**Exercise input**.
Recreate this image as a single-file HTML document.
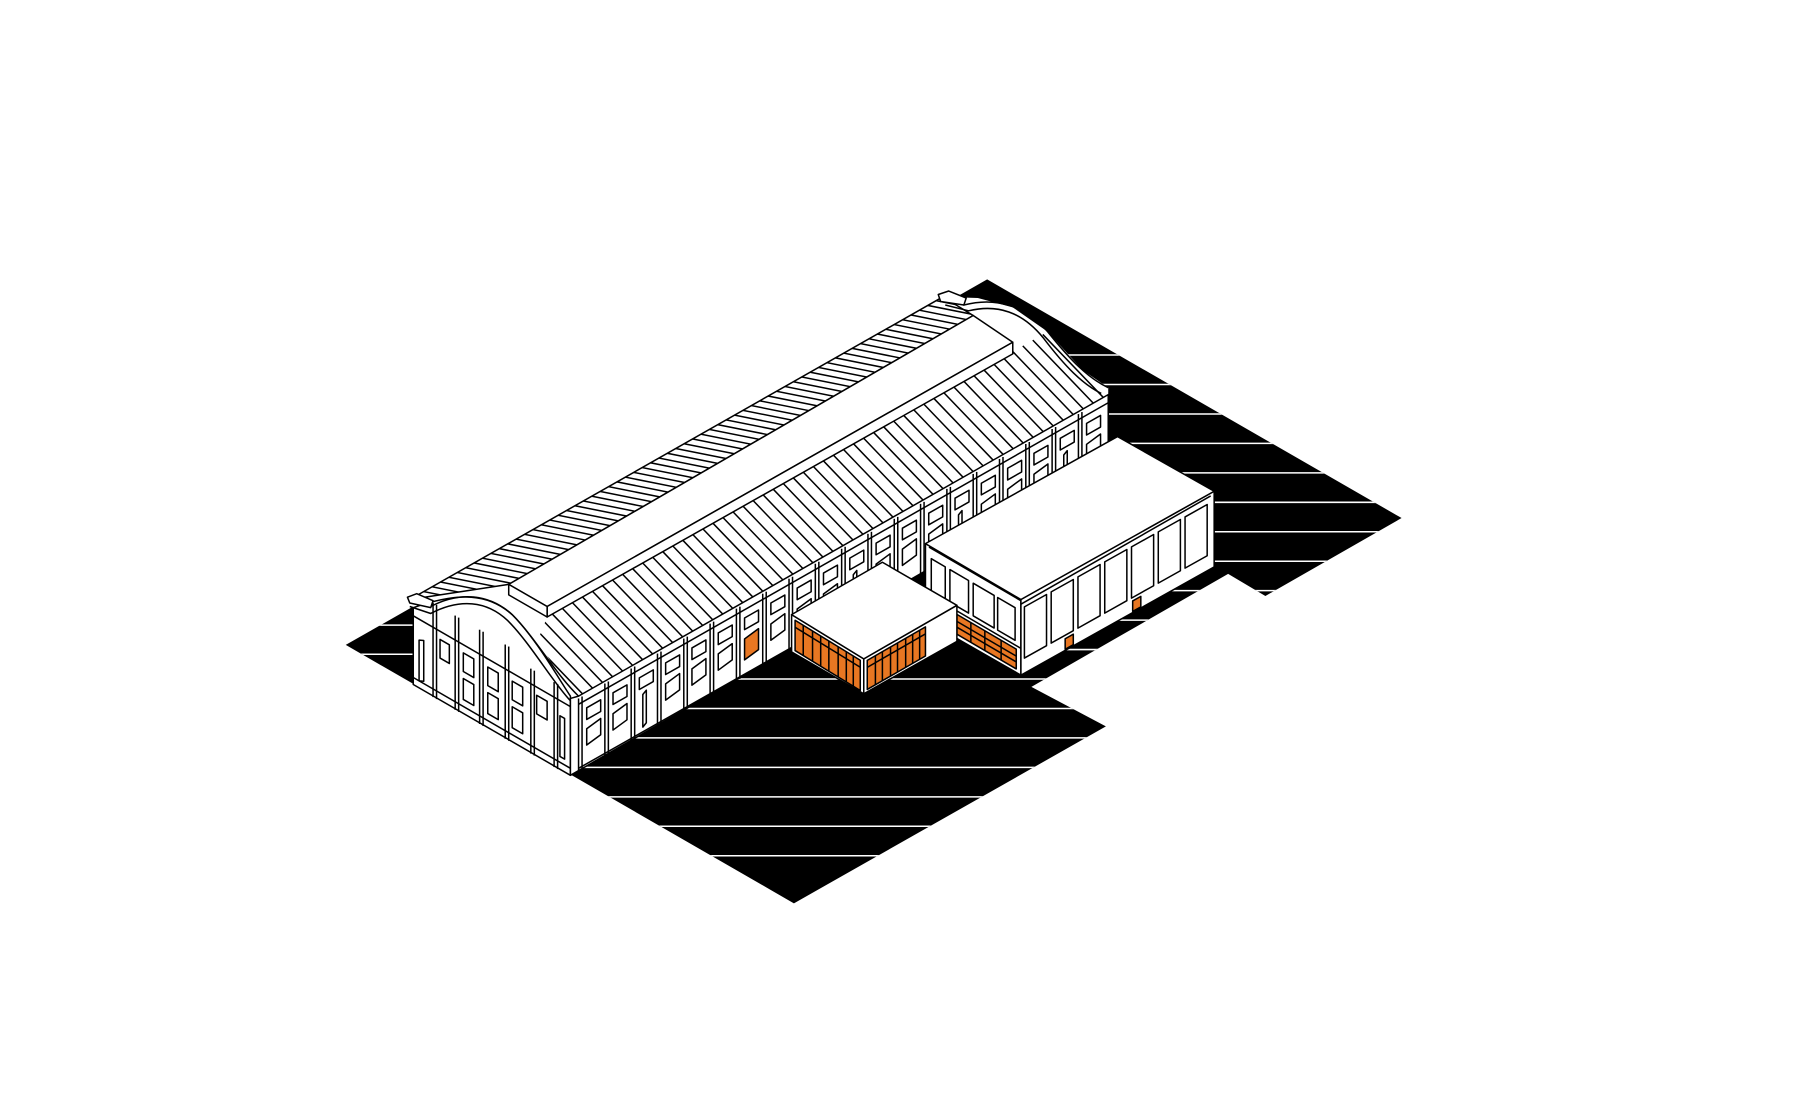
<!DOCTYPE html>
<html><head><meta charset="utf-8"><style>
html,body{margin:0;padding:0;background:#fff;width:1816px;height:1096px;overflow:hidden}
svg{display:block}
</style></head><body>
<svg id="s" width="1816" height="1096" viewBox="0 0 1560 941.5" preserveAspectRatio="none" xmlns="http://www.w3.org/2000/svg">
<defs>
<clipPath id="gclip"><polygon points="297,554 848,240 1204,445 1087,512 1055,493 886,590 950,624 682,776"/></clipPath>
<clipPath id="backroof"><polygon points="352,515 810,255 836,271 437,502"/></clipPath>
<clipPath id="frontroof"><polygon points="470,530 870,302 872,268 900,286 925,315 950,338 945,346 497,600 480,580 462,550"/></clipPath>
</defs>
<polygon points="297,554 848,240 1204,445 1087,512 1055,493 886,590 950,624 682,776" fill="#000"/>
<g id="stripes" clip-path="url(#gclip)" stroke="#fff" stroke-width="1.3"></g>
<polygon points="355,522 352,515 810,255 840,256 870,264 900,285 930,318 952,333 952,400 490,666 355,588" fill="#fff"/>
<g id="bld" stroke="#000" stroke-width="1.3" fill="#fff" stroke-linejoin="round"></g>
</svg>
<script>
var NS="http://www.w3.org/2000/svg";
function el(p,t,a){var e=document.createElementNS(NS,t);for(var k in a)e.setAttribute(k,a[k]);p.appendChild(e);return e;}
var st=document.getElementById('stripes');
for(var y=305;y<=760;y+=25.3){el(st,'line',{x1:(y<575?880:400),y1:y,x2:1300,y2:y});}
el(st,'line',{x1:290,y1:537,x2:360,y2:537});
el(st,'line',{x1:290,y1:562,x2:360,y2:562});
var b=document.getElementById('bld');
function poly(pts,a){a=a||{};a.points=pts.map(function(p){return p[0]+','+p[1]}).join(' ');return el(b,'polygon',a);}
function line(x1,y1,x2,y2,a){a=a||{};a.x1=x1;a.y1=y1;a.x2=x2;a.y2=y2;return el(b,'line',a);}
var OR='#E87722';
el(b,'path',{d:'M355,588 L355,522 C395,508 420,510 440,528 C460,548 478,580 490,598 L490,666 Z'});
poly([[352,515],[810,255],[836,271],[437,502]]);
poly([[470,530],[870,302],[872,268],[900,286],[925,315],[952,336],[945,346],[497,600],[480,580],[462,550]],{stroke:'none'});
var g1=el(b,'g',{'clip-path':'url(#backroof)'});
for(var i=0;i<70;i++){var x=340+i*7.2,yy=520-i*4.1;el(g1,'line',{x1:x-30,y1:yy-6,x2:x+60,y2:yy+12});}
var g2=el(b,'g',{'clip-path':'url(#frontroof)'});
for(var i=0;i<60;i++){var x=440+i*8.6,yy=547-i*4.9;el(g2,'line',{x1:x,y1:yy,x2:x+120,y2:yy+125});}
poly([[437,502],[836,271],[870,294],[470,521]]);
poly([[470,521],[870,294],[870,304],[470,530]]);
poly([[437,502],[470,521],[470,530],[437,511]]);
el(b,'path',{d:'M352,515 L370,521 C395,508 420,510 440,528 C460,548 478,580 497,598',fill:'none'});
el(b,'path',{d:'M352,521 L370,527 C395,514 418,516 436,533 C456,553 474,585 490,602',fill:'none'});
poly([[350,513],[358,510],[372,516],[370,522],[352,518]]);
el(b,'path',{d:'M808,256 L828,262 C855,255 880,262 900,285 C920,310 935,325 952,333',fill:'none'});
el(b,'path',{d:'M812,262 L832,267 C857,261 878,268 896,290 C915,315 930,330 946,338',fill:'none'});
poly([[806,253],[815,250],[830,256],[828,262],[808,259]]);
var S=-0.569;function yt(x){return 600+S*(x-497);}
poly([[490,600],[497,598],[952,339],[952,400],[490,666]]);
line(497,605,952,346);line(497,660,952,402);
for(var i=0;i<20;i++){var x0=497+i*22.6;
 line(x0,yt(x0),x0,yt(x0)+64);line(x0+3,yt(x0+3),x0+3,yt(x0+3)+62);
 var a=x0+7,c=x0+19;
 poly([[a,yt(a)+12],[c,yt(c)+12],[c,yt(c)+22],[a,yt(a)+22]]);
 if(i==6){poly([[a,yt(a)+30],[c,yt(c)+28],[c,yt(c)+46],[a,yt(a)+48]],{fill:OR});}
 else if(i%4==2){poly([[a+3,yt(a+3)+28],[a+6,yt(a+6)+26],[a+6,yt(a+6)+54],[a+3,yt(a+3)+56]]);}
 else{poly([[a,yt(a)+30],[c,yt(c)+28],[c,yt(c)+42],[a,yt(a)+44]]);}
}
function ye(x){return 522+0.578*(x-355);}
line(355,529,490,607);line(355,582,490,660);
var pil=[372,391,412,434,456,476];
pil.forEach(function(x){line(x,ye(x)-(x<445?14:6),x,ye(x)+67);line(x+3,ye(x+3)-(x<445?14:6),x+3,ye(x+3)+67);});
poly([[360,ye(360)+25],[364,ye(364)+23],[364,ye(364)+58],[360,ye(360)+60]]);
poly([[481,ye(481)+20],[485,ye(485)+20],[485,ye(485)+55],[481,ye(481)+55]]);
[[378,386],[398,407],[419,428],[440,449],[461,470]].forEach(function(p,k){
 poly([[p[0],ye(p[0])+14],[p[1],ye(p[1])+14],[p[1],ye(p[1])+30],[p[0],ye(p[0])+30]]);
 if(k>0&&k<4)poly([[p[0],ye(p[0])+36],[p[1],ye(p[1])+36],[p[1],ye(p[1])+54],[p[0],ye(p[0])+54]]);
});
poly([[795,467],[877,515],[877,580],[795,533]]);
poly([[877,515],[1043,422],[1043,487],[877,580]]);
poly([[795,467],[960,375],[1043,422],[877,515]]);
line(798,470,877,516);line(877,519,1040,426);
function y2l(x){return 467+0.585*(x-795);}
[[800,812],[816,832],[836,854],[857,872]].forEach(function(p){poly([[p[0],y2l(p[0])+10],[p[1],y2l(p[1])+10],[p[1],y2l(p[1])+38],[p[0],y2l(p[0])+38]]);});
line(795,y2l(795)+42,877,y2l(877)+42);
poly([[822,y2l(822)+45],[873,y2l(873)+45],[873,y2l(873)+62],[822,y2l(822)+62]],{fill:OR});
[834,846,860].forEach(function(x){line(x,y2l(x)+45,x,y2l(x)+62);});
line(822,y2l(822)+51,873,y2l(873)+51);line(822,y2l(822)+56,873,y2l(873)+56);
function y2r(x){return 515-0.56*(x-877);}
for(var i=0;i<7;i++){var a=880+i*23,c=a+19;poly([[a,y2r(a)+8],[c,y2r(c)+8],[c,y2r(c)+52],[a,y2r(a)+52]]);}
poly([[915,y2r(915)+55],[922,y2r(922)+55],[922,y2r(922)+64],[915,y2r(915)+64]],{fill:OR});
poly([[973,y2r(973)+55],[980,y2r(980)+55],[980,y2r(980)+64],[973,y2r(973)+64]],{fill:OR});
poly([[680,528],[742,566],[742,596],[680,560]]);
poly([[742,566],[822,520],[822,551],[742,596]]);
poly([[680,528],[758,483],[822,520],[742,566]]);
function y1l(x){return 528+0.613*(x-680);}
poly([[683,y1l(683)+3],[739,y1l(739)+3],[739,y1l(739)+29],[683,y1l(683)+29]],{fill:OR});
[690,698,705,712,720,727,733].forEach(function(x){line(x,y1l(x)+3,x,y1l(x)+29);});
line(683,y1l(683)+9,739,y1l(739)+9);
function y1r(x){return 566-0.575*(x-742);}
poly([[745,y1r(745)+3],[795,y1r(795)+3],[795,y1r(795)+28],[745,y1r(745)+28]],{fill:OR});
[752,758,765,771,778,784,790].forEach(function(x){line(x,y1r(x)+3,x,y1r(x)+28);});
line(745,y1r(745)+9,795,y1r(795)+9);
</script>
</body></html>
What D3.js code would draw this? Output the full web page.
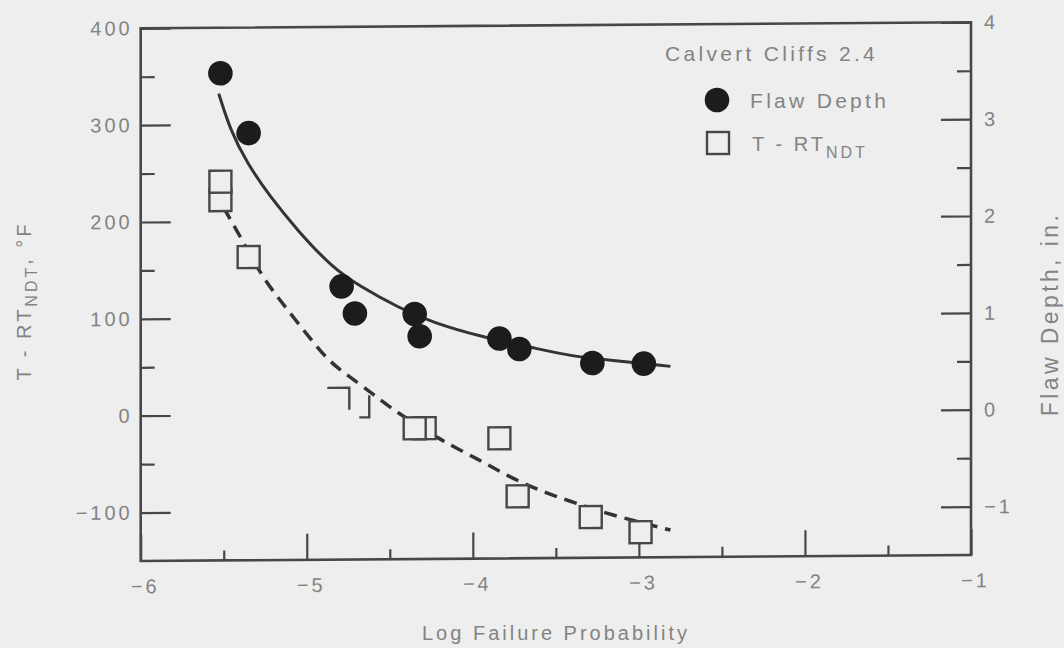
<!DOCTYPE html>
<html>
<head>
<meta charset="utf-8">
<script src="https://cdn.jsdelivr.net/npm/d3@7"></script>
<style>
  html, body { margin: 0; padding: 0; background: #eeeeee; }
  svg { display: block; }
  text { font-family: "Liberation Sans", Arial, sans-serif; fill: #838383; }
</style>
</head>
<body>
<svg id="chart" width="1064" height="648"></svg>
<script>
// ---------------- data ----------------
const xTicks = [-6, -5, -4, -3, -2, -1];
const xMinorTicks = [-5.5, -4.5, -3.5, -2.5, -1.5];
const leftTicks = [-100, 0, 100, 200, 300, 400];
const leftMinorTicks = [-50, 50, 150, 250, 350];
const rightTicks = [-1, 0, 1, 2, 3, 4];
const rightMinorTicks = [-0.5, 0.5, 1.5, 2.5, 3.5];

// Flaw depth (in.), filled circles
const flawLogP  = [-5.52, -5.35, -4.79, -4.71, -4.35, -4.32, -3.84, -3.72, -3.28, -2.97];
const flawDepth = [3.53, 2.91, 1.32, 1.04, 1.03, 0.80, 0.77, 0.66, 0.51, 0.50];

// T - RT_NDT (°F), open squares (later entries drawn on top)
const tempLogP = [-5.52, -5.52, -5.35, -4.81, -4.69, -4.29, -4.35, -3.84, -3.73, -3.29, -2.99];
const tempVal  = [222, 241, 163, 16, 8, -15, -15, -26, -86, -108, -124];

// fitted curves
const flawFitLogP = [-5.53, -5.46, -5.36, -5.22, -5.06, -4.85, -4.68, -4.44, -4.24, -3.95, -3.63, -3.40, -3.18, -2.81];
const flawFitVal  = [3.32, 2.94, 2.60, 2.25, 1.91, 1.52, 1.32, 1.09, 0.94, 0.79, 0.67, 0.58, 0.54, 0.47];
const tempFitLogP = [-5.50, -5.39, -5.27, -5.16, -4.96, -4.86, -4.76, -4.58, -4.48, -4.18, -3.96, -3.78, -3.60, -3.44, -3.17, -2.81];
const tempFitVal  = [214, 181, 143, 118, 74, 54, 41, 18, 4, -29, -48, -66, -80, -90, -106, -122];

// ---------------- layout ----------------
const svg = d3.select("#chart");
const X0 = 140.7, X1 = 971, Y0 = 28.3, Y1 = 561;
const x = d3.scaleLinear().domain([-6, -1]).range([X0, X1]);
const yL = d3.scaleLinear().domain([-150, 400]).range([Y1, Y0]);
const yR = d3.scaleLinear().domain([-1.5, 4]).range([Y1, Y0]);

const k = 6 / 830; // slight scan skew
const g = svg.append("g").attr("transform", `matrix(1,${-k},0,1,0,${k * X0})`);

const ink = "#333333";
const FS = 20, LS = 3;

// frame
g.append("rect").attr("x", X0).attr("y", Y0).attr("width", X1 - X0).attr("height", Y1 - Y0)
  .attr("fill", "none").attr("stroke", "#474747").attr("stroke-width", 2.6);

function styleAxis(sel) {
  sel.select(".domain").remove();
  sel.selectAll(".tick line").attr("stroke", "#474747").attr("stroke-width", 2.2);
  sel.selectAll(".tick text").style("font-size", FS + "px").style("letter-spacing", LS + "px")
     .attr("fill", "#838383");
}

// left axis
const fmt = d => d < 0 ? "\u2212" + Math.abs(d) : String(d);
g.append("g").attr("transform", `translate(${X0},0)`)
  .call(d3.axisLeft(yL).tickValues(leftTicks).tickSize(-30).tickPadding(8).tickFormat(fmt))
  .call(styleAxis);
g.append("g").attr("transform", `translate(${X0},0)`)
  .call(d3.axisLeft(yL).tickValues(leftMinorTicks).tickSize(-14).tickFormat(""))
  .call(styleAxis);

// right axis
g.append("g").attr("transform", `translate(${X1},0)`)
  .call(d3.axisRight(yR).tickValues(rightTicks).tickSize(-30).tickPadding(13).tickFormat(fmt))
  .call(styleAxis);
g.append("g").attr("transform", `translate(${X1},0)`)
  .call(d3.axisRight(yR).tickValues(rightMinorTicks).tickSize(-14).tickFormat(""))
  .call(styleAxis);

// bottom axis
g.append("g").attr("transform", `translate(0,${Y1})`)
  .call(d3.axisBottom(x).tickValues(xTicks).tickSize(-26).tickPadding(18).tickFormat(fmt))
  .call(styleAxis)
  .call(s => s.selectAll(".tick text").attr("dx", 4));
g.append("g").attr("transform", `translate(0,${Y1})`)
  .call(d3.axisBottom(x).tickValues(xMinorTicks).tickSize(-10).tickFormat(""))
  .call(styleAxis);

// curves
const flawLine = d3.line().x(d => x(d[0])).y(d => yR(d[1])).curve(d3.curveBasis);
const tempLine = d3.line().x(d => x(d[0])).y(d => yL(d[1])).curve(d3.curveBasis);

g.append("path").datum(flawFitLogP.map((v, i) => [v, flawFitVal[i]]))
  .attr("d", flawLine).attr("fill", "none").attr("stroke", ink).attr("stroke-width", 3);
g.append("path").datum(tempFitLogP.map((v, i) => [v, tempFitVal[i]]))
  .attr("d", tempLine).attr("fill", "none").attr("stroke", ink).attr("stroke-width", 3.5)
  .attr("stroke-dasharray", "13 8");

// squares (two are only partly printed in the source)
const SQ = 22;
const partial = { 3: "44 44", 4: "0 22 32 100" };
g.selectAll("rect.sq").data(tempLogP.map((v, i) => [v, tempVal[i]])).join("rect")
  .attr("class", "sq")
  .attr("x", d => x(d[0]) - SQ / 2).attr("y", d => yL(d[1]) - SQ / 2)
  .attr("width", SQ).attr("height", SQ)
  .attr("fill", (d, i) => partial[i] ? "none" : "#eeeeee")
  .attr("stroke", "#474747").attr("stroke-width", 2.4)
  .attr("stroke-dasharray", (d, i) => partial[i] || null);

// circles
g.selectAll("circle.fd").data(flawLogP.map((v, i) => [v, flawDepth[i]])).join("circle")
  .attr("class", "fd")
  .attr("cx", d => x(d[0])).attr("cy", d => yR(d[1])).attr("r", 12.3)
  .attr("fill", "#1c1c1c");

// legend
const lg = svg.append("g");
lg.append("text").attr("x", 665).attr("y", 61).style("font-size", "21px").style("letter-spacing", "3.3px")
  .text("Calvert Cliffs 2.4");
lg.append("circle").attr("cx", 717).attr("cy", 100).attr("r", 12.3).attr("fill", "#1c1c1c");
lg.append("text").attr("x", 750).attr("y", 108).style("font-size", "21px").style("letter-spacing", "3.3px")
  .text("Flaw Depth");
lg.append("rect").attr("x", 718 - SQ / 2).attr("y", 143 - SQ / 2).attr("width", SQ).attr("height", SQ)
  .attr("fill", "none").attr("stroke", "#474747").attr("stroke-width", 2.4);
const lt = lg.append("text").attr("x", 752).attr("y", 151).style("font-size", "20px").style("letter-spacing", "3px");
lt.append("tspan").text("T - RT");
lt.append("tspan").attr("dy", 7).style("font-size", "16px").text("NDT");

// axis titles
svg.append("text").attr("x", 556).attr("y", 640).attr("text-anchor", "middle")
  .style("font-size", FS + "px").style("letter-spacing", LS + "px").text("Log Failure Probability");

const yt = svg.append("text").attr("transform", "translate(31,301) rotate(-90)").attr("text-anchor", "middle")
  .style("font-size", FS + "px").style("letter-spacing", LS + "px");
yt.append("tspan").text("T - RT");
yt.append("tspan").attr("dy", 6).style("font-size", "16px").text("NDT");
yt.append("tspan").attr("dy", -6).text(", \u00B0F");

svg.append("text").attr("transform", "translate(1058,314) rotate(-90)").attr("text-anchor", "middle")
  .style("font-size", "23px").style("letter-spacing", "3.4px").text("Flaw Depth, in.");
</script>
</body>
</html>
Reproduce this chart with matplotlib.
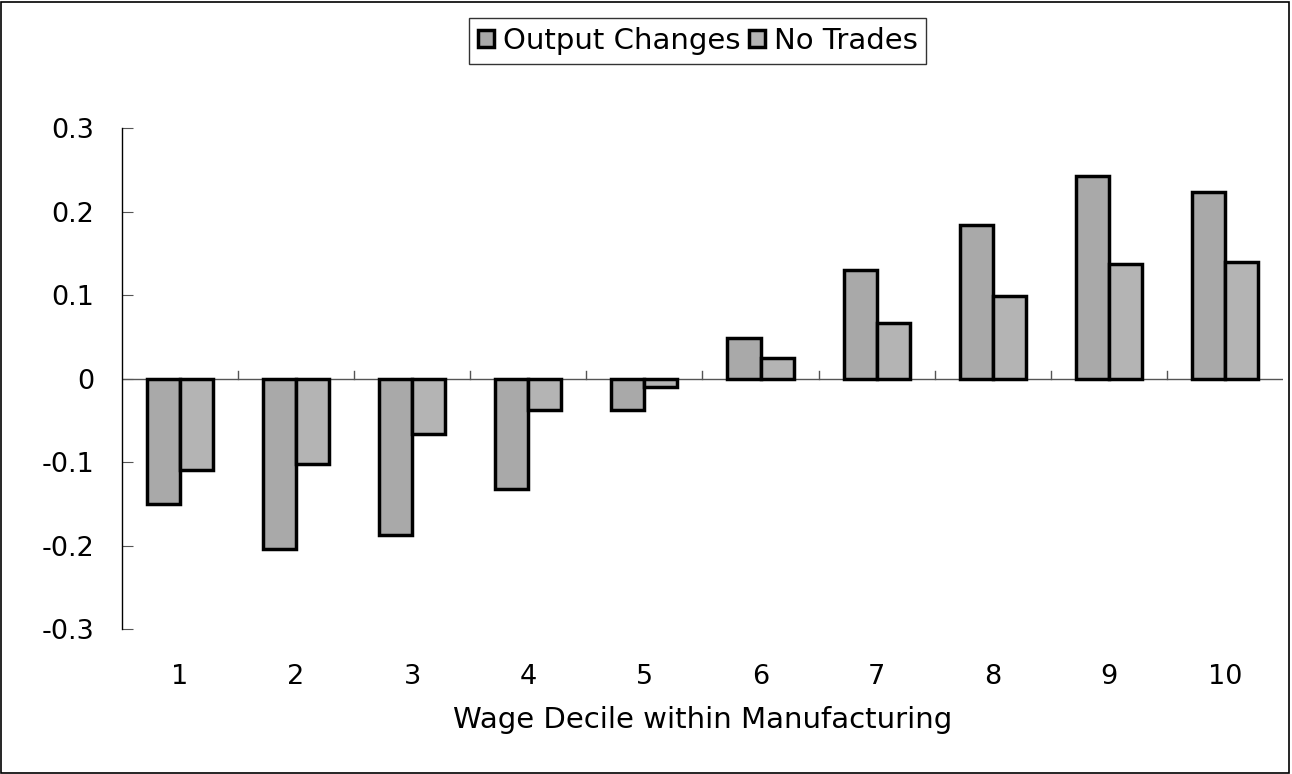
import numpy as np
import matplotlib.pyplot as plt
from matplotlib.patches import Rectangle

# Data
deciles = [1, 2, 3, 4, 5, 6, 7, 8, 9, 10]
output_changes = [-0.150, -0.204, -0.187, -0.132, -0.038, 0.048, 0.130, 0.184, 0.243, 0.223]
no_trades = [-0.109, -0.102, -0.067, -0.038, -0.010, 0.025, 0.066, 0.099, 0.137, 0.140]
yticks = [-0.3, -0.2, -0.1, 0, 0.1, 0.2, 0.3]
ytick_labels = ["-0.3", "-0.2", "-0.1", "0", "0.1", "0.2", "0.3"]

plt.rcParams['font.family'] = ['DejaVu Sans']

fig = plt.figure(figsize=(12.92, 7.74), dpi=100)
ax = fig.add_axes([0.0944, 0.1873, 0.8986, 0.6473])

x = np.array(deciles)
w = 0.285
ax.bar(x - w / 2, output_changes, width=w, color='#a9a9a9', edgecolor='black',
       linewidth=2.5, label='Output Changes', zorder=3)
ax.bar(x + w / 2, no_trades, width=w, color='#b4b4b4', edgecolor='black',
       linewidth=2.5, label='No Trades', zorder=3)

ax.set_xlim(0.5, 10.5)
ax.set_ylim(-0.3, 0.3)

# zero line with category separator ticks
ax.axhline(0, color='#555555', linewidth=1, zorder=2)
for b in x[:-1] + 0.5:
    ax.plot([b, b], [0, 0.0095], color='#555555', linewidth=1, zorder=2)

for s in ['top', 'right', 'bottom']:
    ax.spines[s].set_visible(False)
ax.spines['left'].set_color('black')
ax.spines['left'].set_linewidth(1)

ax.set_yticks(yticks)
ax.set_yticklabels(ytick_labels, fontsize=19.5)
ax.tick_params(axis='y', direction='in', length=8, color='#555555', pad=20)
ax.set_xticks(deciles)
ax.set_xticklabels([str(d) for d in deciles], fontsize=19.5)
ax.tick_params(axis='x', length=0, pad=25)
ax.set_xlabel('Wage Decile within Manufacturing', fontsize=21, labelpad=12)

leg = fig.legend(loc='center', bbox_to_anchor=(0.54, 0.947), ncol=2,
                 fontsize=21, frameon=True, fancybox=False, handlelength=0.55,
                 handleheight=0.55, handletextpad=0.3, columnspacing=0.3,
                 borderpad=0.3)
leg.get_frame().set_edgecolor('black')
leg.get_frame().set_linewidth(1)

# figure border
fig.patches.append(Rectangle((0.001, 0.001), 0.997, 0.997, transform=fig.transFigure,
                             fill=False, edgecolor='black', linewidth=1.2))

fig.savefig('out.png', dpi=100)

**Stated task**. Word for word, retype the lines in the entries above that run from the one with "What D3.js code" through the one with "-86, -108, -124];". Both ends count; pictures do not.

**Problem solution**.
What D3.js code would draw this? Output the full web page.
<!DOCTYPE html>
<html>
<head>
<meta charset="utf-8">
<script src="https://cdn.jsdelivr.net/npm/d3@7"></script>
<style>
  html, body { margin: 0; padding: 0; background: #eeeeee; }
  svg { display: block; }
  text { font-family: "Liberation Sans", Arial, sans-serif; fill: #838383; }
</style>
</head>
<body>
<svg id="chart" width="1064" height="648"></svg>
<script>
// ---------------- data ----------------
const xTicks = [-6, -5, -4, -3, -2, -1];
const xMinorTicks = [-5.5, -4.5, -3.5, -2.5, -1.5];
const leftTicks = [-100, 0, 100, 200, 300, 400];
const leftMinorTicks = [-50, 50, 150, 250, 350];
const rightTicks = [-1, 0, 1, 2, 3, 4];
const rightMinorTicks = [-0.5, 0.5, 1.5, 2.5, 3.5];

// Flaw depth (in.), filled circles
const flawLogP  = [-5.52, -5.35, -4.79, -4.71, -4.35, -4.32, -3.84, -3.72, -3.28, -2.97];
const flawDepth = [3.53, 2.91, 1.32, 1.04, 1.03, 0.80, 0.77, 0.66, 0.51, 0.50];

// T - RT_NDT (°F), open squares (later entries drawn on top)
const tempLogP = [-5.52, -5.52, -5.35, -4.81, -4.69, -4.29, -4.35, -3.84, -3.73, -3.29, -2.99];
const tempVal  = [222, 241, 163, 16, 8, -15, -15, -26, -86, -108, -124];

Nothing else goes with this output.